The best way to ensure that B2B holiday marketing campaigns generate real revenue is the creation of budget-deadline urgency campaigns that are timed around corporate fiscal year-end spending cycles, rather than traditional holiday themes. Most B2B companies have leftover funds they need to spend before Dec 31st or lose them, making for a great buying incentive that has nothing to do with holiday cheer. Data-driven projections for ROI that demonstrate the benefits of the implementation immediately before the beginning of the new fiscal year should be aimed at procurement departments and budget owners. Companies with the highest holiday B2B conversion rates highlight their messaging around 'don't worry about the long approval processes that start over in January and instead consider our solution as part of budget optimizations late in the year rather than seasonal promotions'.
I've managed 90+ B2B marketing campaigns, and the most effective holiday strategy I've seen is targeting competitors' frustrated prospects with "New Year, New Solution" messaging in January. Last December, we identified a manufacturing client's competitor who had major service delays during the holidays. We launched targeted LinkedIn ads and cold email campaigns starting December 26th, reaching out to businesses stuck with unreliable suppliers. The message was simple: "Ready to start 2024 with a manufacturing partner who actually delivers on time?" This approach generated 40+ qualified sales calls in January alone and landed three major contracts worth $180,000 in annual revenue. We spent only $3,200 on the campaign, delivering a 5,600% ROI within 60 days. The key is timing your outreach when prospects are most frustrated with current vendors and actively planning changes for the new year. Skip the holiday discount noise and position yourself as their fresh start solution instead.

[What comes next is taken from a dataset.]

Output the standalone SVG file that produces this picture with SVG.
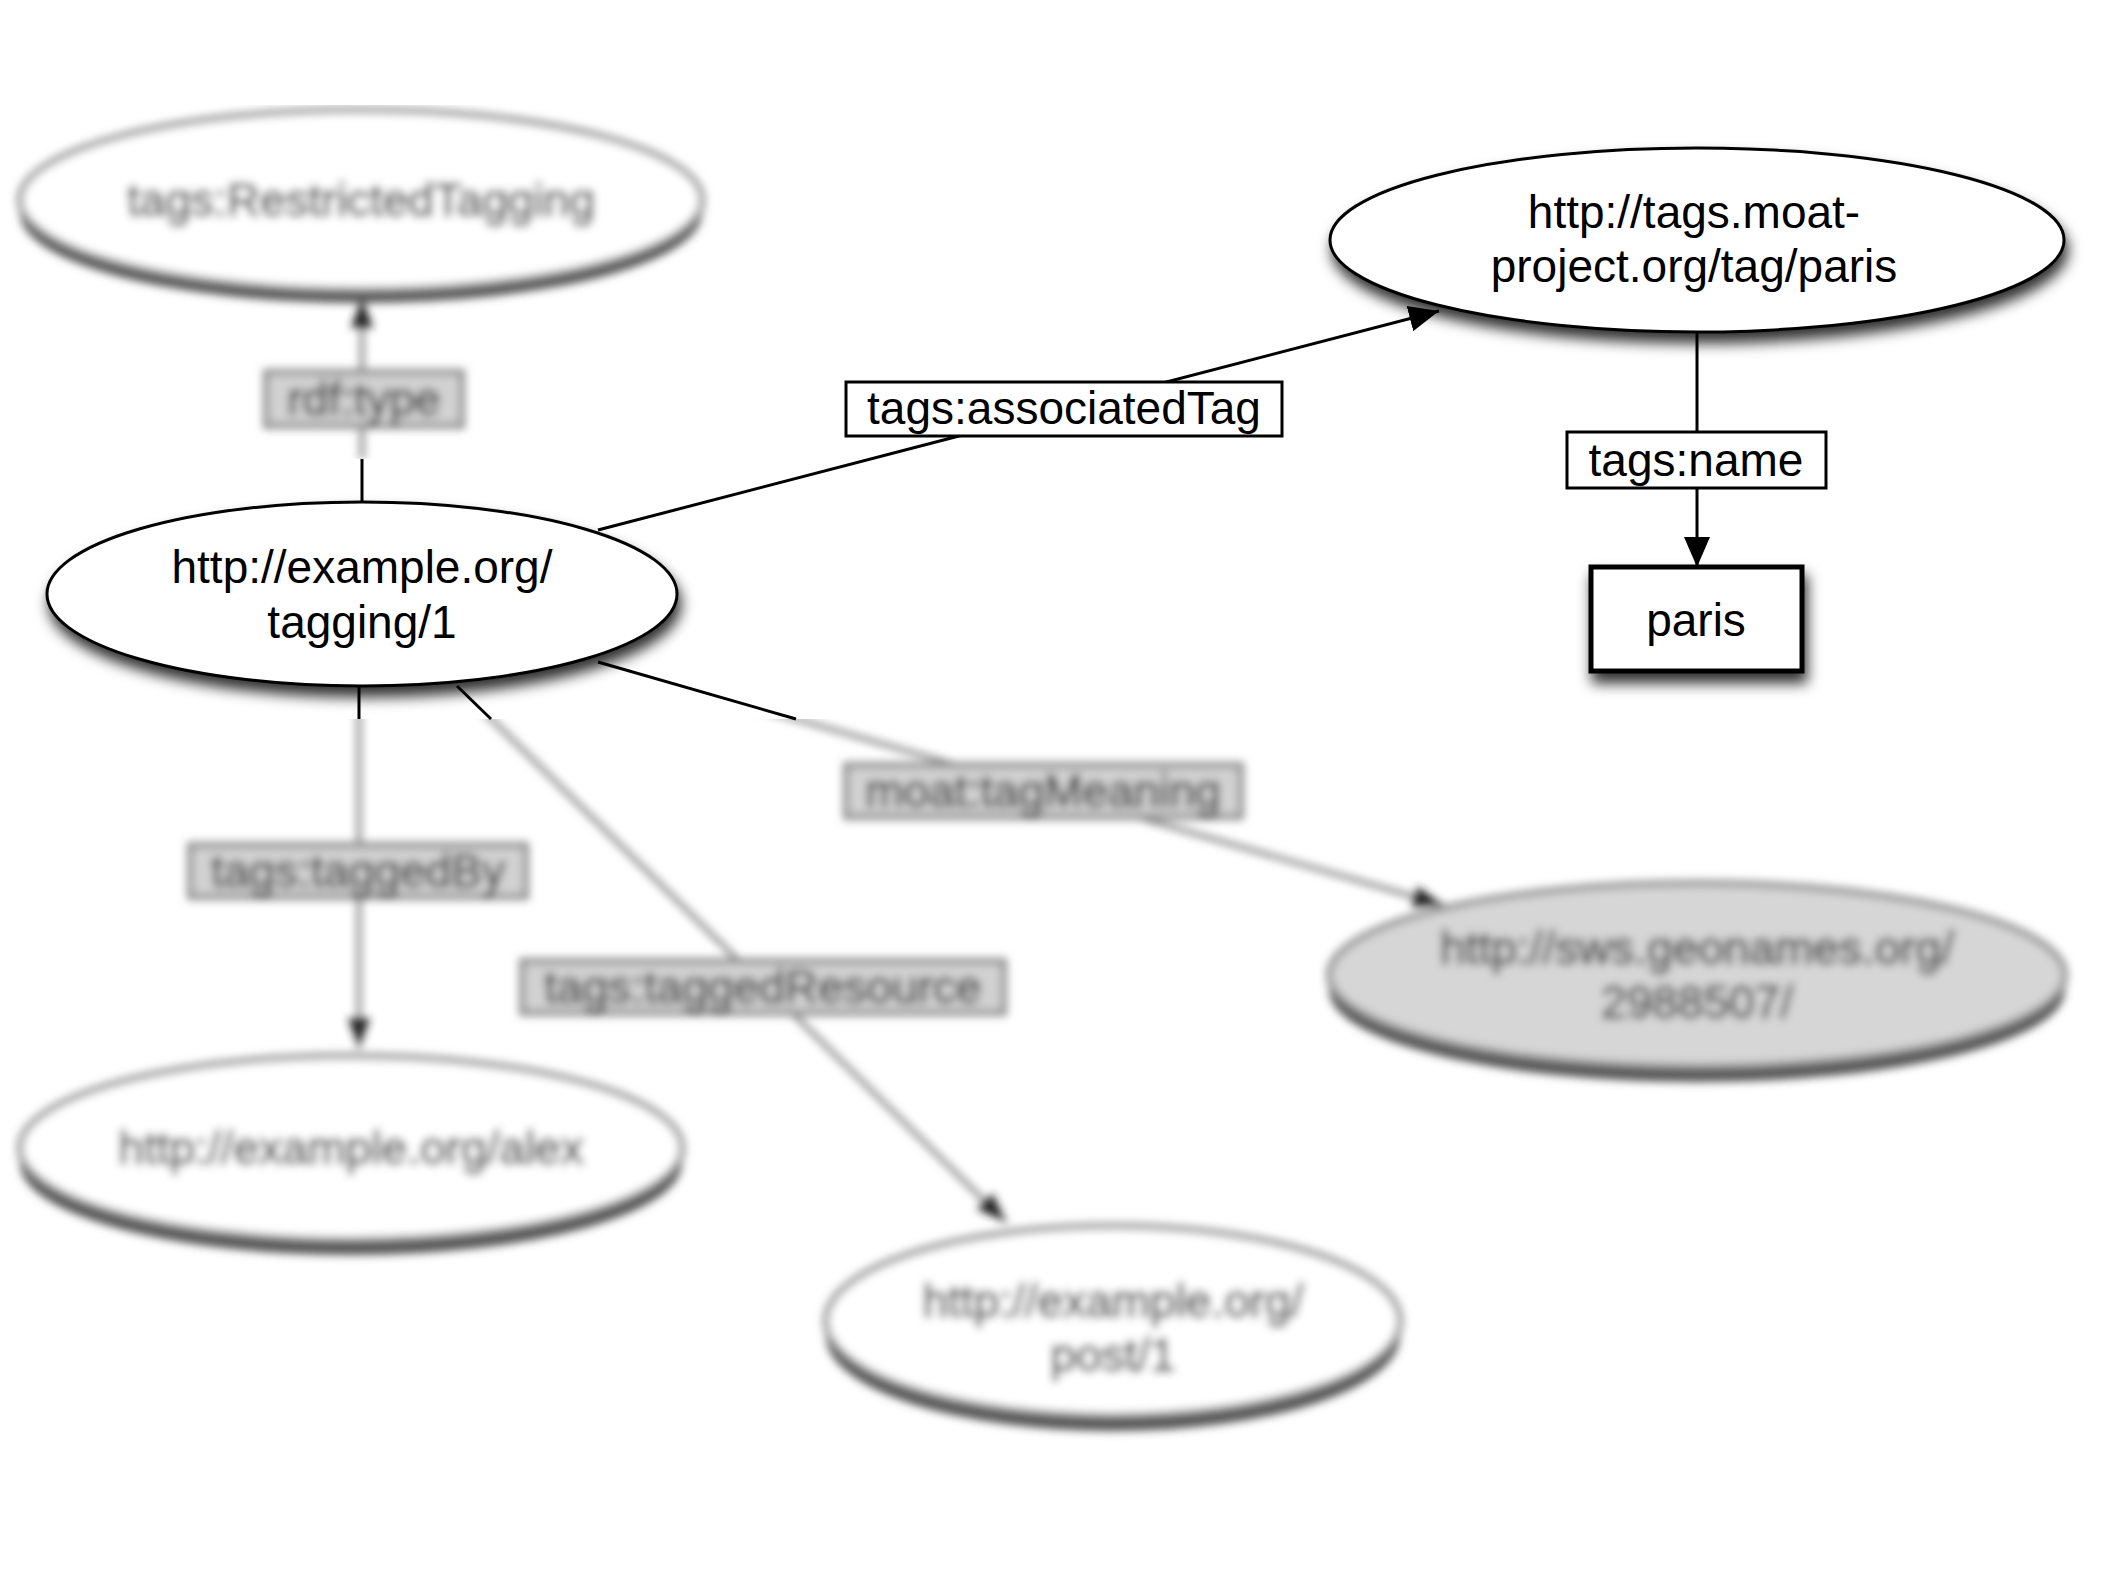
<svg xmlns="http://www.w3.org/2000/svg" width="2118" height="1587" viewBox="0 0 2118 1587">
<defs>
<style>
text{font-family:"Liberation Sans",Arial,sans-serif;font-size:46px;text-anchor:middle;fill:#000}
.node{fill:#fff;stroke:#000;stroke-width:3}
.lbl{fill:#fff;stroke:#000;stroke-width:3}
.edge{fill:none;stroke:#000;stroke-width:3}
.bnode{fill:#fff;stroke:#8a8a8a;stroke-width:6}
.bshadow{fill:#555}
.blbl{fill:#d2d2d2;stroke:#8c8c8c;stroke-width:6}
.bedge{fill:none;stroke:#888;stroke-width:5}
.btext{fill:#333;stroke:#333;stroke-width:1}
</style>
<filter id="shadow" x="-20%" y="-30%" width="140%" height="170%">
<feDropShadow dx="3" dy="10" stdDeviation="7" flood-color="#000" flood-opacity="0.8"/>
</filter>
<filter id="blur" x="-5%" y="-5%" width="110%" height="110%">
<feGaussianBlur stdDeviation="4.5"/>
</filter>
<clipPath id="clipTop"><rect x="0" y="105" width="800" height="354"/></clipPath>
<clipPath id="clipBottom"><rect x="0" y="719" width="2118" height="753"/></clipPath>
<marker id="arrow" markerUnits="userSpaceOnUse" markerWidth="32" markerHeight="26" refX="30" refY="13" orient="auto">
<path d="M0,0 L30,13 L0,26 z" fill="#000"/>
</marker>
<marker id="barrow" markerUnits="userSpaceOnUse" markerWidth="32" markerHeight="26" refX="30" refY="13" orient="auto">
<path d="M0,2 L30,13 L0,24 z" fill="#222"/>
</marker>
</defs>
<rect width="2118" height="1587" fill="#fff"/>

<!-- blurred top region -->
<g clip-path="url(#clipTop)">
<g filter="url(#blur)">
<g id="connectors-top-blurred">
<line class="bedge" x1="362" y1="459" x2="362" y2="298" marker-end="url(#barrow)"/>
</g>
<g id="node-restricted">
<ellipse class="bshadow" cx="361" cy="213" rx="341" ry="90"/>
<ellipse class="bnode" cx="361" cy="200" rx="341" ry="90"/>
<text class="btext" x="361" y="216">tags:RestrictedTagging</text>
</g>
<g id="label-rdftype">
<rect class="blbl" x="266" y="372" width="196" height="54"/>
<text class="btext" x="364" y="415">rdf:type</text>
</g>
</g>
</g>

<!-- blurred bottom region -->
<g clip-path="url(#clipBottom)">
<g filter="url(#blur)">
<g id="connectors-bottom-blurred">
<line class="bedge" x1="359" y1="700" x2="359" y2="1048" marker-end="url(#barrow)"/>
<line class="bedge" x1="477" y1="705" x2="1006" y2="1222" marker-end="url(#barrow)"/>
<line class="bedge" x1="730" y1="700" x2="1443" y2="905" marker-end="url(#barrow)"/>
</g>
<g id="label-taggedBy">
<rect class="blbl" x="190" y="845" width="336" height="52"/>
<text class="btext" x="358" y="887">tags:taggedBy</text>
</g>
<g id="label-taggedResource">
<rect class="blbl" x="522" y="961" width="482" height="52"/>
<text class="btext" x="763" y="1003">tags:taggedResource</text>
</g>
<g id="label-tagMeaning">
<rect class="blbl" x="846" y="765" width="395" height="52"/>
<text class="btext" x="1043" y="807">moat:tagMeaning</text>
</g>
<g id="node-alex">
<ellipse class="bshadow" cx="351" cy="1163" rx="331" ry="92"/>
<ellipse class="bnode" cx="351" cy="1148" rx="331" ry="92"/>
<text class="btext" x="351" y="1164">http://example.org/alex</text>
</g>
<g id="node-post1">
<ellipse class="bshadow" cx="1113" cy="1336" rx="287" ry="95"/>
<ellipse class="bnode" cx="1113" cy="1321" rx="287" ry="95"/>
<text class="btext" x="1113" y="1317">http://example.org/</text>
<text class="btext" x="1113" y="1371">post/1</text>
</g>
<g id="node-geonames">
<ellipse class="bshadow" cx="1697" cy="990" rx="368" ry="92"/>
<ellipse class="bnode" cx="1697" cy="975" rx="368" ry="92" style="fill:#d6d6d6"/>
<text class="btext" x="1697" y="964">http://sws.geonames.org/</text>
<text class="btext" x="1697" y="1018">2988507/</text>
</g>
</g>
</g>

<!-- sharp connectors -->
<g id="connectors">
<line class="edge" x1="362" y1="502" x2="362" y2="459"/>
<line class="edge" x1="359" y1="686" x2="359" y2="719"/>
<line class="edge" x1="457" y1="686" x2="491" y2="719"/>
<line class="edge" x1="598" y1="662" x2="796" y2="719"/>
<line class="edge" x1="598" y1="530" x2="1439" y2="311" marker-end="url(#arrow)"/>
<line class="edge" x1="1697" y1="332" x2="1697" y2="567" marker-end="url(#arrow)"/>
</g>

<g id="node-tagging1">
<ellipse class="node" cx="362" cy="594" rx="315" ry="92" filter="url(#shadow)"/>
<text x="362" y="583">http://example.org/</text>
<text x="362" y="638">tagging/1</text>
</g>

<g id="node-moat-paris">
<ellipse class="node" cx="1697" cy="240" rx="367" ry="92" filter="url(#shadow)"/>
<text x="1694" y="228">http://tags.moat-</text>
<text x="1694" y="282">project.org/tag/paris</text>
</g>

<g id="node-paris-literal">
<rect x="1591" y="567" width="211" height="104" fill="#fff" stroke="#000" stroke-width="5" filter="url(#shadow)"/>
<text x="1696" y="636">paris</text>
</g>

<g id="label-associatedTag">
<rect class="lbl" x="846" y="382" width="436" height="54"/>
<text x="1064" y="424">tags:associatedTag</text>
</g>

<g id="label-name">
<rect class="lbl" x="1567" y="432" width="259" height="56"/>
<text x="1696" y="476">tags:name</text>
</g>
</svg>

Founder & Growth Marketing Consultant at Jose Angelo Studios
Answered 7 months ago
One effective way to make your B2B holiday marketing campaign drive real revenue is to focus on building personalized relationships that go beyond the usual transactional strategies. From my experience, creating value-driven content tailored to your target audience's unique goals and pain points is key. For example, instead of sending generic promotional emails, develop insightful guides, case studies, or product demos that cater specifically to their industry challenges during the end-of-year crunch. Segmented email workflows, created using tools like Salesforce and Marketo, have been invaluable in my campaigns. These platforms help tailor messages for different audience tiers, whether C-suite executives focused on ROI or operational managers seeking efficiency. I also recommend incorporating time-sensitive, low-pressure offers, such as limited holiday bundles or free consultations redeemable after the holidays, to create urgency without being pushy. Lastly, combine your analytics platforms (e.g., Google Analytics and Looker Studio) to measure what's working in real-time, allowing you to tweak performance instantly. Balancing personalization with performance data transforms your marketing efforts into a trusted resource for clients maneuvering the hectic holiday period, setting the stage for long-term partnerships.